Following this method I have already been able to mulch all my no-dig veg beds. I have also mulched two new borders, and I expect to be able to give a nice thick mulch to the borders in the rest of the garden over the next month or two as the next batches become ready. I am ridiculously excited by the whole process.
I’m going to do a separate post soon following the evolution of a recently made hot heap from build to finished product.
Every garden should have a compost heap, but to generate truly impressive volumes of weed-free compost, every garden should have a hot heap!
Some useful links:
I’ll be back soon with more composting fun. Happy to answer questions, I am eager to share the compost love.
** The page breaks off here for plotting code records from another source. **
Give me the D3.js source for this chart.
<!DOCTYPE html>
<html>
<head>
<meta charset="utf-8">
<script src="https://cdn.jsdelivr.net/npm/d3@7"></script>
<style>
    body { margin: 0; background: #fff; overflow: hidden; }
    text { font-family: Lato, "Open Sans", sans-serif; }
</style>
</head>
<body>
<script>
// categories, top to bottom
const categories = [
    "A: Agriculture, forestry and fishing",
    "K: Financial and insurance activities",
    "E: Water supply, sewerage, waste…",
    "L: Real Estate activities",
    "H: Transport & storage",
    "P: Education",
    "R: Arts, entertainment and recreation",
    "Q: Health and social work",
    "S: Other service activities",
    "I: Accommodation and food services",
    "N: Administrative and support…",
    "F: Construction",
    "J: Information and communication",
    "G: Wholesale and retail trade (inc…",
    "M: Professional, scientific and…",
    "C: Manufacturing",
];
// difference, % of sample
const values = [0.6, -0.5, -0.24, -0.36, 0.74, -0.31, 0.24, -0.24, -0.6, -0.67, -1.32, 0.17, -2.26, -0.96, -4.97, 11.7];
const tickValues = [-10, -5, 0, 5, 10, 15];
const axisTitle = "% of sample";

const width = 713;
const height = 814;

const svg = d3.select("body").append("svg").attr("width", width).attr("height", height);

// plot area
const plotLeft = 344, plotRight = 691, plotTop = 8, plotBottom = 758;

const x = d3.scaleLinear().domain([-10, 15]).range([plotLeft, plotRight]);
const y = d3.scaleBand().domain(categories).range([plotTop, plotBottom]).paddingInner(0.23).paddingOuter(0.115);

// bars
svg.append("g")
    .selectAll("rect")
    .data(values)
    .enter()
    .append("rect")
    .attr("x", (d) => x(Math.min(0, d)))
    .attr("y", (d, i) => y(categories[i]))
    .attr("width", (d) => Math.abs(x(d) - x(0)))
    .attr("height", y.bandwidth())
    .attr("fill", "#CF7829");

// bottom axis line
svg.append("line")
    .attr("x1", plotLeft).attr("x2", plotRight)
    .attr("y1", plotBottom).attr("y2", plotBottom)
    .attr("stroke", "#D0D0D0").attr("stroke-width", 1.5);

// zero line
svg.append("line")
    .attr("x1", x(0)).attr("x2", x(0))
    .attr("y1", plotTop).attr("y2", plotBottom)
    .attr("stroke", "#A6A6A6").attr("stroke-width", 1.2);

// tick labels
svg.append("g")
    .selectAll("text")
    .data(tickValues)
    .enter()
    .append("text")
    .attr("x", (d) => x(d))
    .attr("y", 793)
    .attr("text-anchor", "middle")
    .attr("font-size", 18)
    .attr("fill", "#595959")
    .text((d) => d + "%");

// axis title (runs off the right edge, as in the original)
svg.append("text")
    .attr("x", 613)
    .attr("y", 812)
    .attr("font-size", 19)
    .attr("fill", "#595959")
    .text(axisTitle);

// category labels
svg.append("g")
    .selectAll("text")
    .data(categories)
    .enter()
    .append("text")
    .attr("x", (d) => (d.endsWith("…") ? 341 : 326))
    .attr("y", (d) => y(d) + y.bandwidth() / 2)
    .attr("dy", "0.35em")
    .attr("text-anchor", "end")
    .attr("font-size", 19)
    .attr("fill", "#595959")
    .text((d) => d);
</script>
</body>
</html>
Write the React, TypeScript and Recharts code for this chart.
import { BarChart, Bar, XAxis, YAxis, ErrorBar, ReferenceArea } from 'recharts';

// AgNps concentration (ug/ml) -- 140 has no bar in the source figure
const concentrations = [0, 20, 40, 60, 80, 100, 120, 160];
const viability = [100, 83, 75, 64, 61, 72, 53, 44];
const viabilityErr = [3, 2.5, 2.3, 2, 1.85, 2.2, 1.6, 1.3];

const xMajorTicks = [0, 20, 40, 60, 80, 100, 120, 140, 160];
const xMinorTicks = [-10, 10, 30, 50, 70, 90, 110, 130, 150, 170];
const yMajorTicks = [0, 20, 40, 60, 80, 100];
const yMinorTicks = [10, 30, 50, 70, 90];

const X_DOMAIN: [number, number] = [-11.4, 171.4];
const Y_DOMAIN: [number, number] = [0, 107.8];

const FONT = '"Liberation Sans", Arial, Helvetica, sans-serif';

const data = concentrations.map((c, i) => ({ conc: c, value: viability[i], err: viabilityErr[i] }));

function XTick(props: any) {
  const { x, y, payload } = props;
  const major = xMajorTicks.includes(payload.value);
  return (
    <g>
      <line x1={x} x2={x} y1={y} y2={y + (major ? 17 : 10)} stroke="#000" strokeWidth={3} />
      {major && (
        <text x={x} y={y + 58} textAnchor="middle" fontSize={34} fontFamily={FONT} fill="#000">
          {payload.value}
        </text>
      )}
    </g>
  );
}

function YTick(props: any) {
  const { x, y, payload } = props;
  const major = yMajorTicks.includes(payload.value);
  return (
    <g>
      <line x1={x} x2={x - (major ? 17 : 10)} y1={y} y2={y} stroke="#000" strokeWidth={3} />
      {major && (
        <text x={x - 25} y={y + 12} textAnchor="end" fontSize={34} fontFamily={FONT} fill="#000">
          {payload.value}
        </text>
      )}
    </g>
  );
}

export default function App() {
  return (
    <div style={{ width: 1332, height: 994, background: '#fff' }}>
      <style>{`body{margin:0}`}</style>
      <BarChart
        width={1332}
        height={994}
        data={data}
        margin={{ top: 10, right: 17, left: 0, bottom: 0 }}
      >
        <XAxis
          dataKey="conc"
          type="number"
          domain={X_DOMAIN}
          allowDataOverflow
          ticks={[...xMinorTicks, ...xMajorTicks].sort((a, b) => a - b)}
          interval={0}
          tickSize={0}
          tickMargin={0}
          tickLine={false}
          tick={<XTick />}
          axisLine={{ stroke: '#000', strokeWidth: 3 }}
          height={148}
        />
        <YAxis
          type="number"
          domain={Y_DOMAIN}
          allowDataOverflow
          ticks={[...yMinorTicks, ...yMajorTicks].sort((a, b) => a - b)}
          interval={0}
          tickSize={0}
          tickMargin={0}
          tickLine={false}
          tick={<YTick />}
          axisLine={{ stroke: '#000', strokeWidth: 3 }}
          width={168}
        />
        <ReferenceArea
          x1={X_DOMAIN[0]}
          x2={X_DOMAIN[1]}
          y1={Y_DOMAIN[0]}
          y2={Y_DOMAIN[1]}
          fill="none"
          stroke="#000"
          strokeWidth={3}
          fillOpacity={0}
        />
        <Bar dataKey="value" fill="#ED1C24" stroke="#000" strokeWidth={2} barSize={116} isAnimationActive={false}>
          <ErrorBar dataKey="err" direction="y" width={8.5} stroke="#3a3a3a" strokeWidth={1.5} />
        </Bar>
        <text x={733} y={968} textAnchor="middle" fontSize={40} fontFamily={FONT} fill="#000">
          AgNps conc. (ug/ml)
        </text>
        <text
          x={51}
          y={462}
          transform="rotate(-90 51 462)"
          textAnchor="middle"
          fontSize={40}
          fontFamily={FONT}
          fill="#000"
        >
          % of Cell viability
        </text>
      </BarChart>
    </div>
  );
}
Update 17-12-2018. In my continuing search for hot heap perfection, I have been made aware of the uber-paper, the source, the holy scripture of hot composting. It was published by Robert D Raabe, a scientist at Berkely, University of California, in the 1970s. The hot composting method he devised is now known as the “Berkely method”. In this paper he is very clear that a ratio of 1:1 green:brown by volume is required. His experience was that this will give approximately the necessary 30:1 carbon:nitrogen ratio. This differs from the 1:2 advice given here in my post, which I got from other sources. I am going to try a heap with the 1:1 ratio to see if that gets better results.